Here, the scene sort of trails off; Ice Cube mumbles something in response, but it’s entirely inaudible. Within a few seconds, they’re cheerfully shooting ghouls in the head again.
3. Drugs repel demons
Tough lawman though she is, Ballard isn’t entirely squeaky-clean. Around her neck, in a little silver box marked with a Celtic knot, she carries a few unidentified pills, which she pops now and again when she’s feeling a bit low. They obviously have some kind of shamanic, trippy effect, because pictures of the sea are superimposed over her ecstatic face when she takes one.
Although this seems like a throwaway plot point at first, it circles back around later. When Ballard is suddenly possessed by a demon (because someone shot a nearby Martian ghoul, obviously), all seems lost until Jericho has the bright idea of sticking a pill in her mouth to see what happens.
Ballard has another drug trip, in which she sees the ancient Martians in their ugly, John Carter-like original form, and then the demon is suddenly expelled from her mouth like a blast of bad breath. Now, this discovery seems so miraculous that we thought the rest of the cast would immediately start popping Ballard’s pills, and then merrily gunning down monsters in a chemical-fuelled haze, now immune from demon possession.
Instead, the whole matter’s quietly dropped, which, when you consider the events that take place later in the film, is a bit weird…
2. There’s a flashback within a flashback within a flashback
When Ghosts Of Mars begins, Ballard’s found alone on the train, and the rest of the film’s violent events are a flashback, as Ballard recounts her sorry tale to some sort of tribunal. But in a nod to the narrative complexity of the gothic novel Wuthering Heights, Ghosts Of Mars doesn’t stop there.
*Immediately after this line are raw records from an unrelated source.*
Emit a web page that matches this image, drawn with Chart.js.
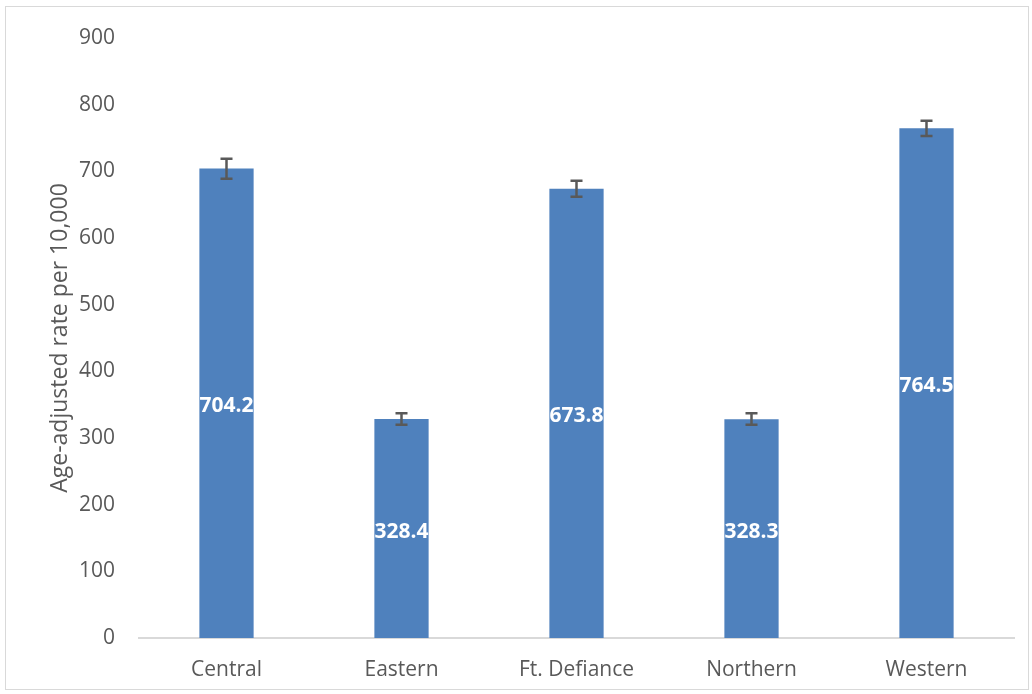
<!DOCTYPE html>
<html>
<head>
<meta charset="utf-8">
<script src="https://cdn.jsdelivr.net/npm/chart.js@4"></script>
<style>
  html, body { margin: 0; padding: 0; background: #fff; }
  #wrap { position: absolute; left: 5px; top: 6px; width: 1024px; height: 684px; border: 1px solid #d9d9d9; box-sizing: border-box; }
  canvas { display: block; }
</style>
</head>
<body>
<div id="wrap"><canvas id="chartRates"></canvas></div>
<script>
var regions = ['Central', 'Eastern', 'Ft. Defiance', 'Northern', 'Western'];
var rates = [704.2, 328.4, 673.8, 328.3, 764.5];
var lowerCI = [689, 320, 662, 320, 753];
var upperCI = [719, 337, 686, 337, 776];
var yTicks = [0, 100, 200, 300, 400, 500, 600, 700, 800, 900];

// error bars + value labels drawn through the chart's own scales
var extras = {
    id: 'extras',
    afterDatasetsDraw: function (chart) {
        var ctx = chart.ctx;
        var x = chart.scales.x, y = chart.scales.y;
        var meta = chart.getDatasetMeta(0);
        ctx.save();
        ctx.strokeStyle = '#595959';
        ctx.lineWidth = 2.5;
        for (var i = 0; i < regions.length; i++) {
            var cx = x.getPixelForValue(i);
            var top = y.getPixelForValue(upperCI[i]);
            var bot = y.getPixelForValue(lowerCI[i]);
            ctx.beginPath();
            ctx.moveTo(cx, top); ctx.lineTo(cx, bot);
            ctx.moveTo(cx - 6, top); ctx.lineTo(cx + 6, top);
            ctx.moveTo(cx - 6, bot); ctx.lineTo(cx + 6, bot);
            ctx.stroke();
        }
        ctx.fillStyle = '#ffffff';
        ctx.font = 'bold 21px "Open Sans", sans-serif';
        ctx.textAlign = 'center';
        ctx.textBaseline = 'middle';
        meta.data.forEach(function (bar, i) {
            var mid = (bar.y + bar.base) / 2 + 3;
            ctx.fillText(rates[i].toFixed(1), bar.x, mid);
        });
        ctx.restore();
    }
};

var ctx = document.getElementById('chartRates').getContext('2d');
var chartRates = new Chart(ctx, {
    type: 'bar',
    data: {
        labels: regions,
        datasets: [{
            data: rates,
            backgroundColor: '#4f81bd',
            barPercentage: 0.31,
            categoryPercentage: 1
        }]
    },
    options: {
        responsive: true,
        maintainAspectRatio: false,
        animation: false,
        layout: { padding: { left: 41, right: 14, top: 31, bottom: 4 } },
        plugins: { legend: { display: false }, tooltip: { enabled: false } },
        scales: {
            x: {
                grid: { display: false, drawTicks: false },
                border: { color: '#d9d9d9', width: 2 },
                ticks: { color: '#595959', font: { family: '"Open Sans", sans-serif', size: 21 }, padding: 19, maxRotation: 0 },
                afterFit: function (axis) {
                    axis.height = 47;
                    axis.paddingLeft = 0;
                    axis.paddingRight = 0;
                }
            },
            y: {
                min: 0,
                max: 900,
                afterBuildTicks: function (axis) {
                    axis.ticks = yTicks.map(function (v) { return { value: v }; });
                },
                afterFit: function (axis) {
                    axis.width = 92;
                    axis.paddingTop = 0;
                    axis.paddingBottom = 0;
                },
                grid: { display: false, drawTicks: false },
                border: { display: false },
                ticks: { color: '#595959', font: { family: '"Open Sans", sans-serif', size: 21 }, padding: 24 },
                title: {
                    display: true,
                    text: 'Age-adjusted rate per 10,000',
                    color: '#595959',
                    font: { family: '"Open Sans", sans-serif', size: 23 },
                    padding: { top: 0, bottom: 4 }
                }
            }
        }
    },
    plugins: [extras]
});
</script>
</body>
</html>
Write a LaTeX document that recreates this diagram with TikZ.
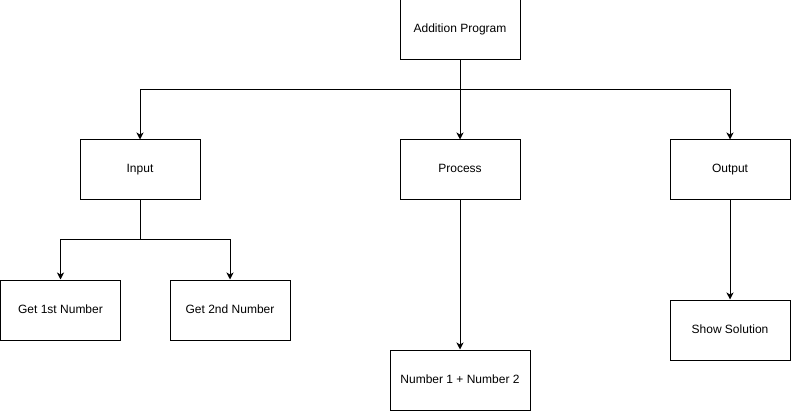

During the bit where we see the demonic events unfold at Shining Canyon – that is, the main bulk of the film – Statham’s Sergeant Jericho shows up at the colony’s main building with three extra survivors. “Where the hell did you find these?” Ballard asks.
As Jericho explains, he gets a flashback of his own, where we see him exploring a shed shortly after finding Pam Grier’s head on a spike, and discovers the three survivors within it. He then has a bit of a conversation with them, in which he asks them what happened to the colony. This then triggers a further flashback from the survivor’s perspective, as he describes seeing the demons possess the bodies of miners, and all the bloody things that happened next.
What we have here, then, is a flashback within a flashback within a flashback. Inception, eat your heart out.
1. It constantly spoils its own surprises
Flashbacks are nothing new in movies, and if they’re used carefully, they can be quite effective. The original Invasion Of The Body Snatchers has one, largely to avoid an originally intended bleak ending, but it’s inconspicuous enough that you almost forget that it exists. The same’s true of Brian De Palma’s Carlito’s Way.
In Ghosts Of Mars, though, you’re constantly being reminded that what you’re seeing is a flashback, because the story keeps cutting back to Ballard recounting her tale to the tribunal after all that’s happened. This makes Carpenter’s film relatively unusual, in that it’s essentially providing spoilers for itself before every major event.
Even towards the end, where Ballard and her crew have a chance to escape on their armoured train but decide to set off an explosion to get rid of the demons, the film cuts back to Ballard sitting in a chair and saying, “It was a simple plan. The only problem was it didn’t work how it was supposed to.”
Well, thanks for spoiling the surprise, Henstridge. Unfortunately, the gigantic explosion didn’t kill the demons, and the end of the film hints at a potential sequel: a gigantic demonic invasion hits Mars’ main city, and we see Desolation Williams and Ballard head off to war with their shiny machine guns.
Had Ghosts Of Mars been a hit, the sequel probably would have seen Desolation and Ballard high on anti-demon pills, and furthering the spread of possession by cheerfully shooting every human in their way.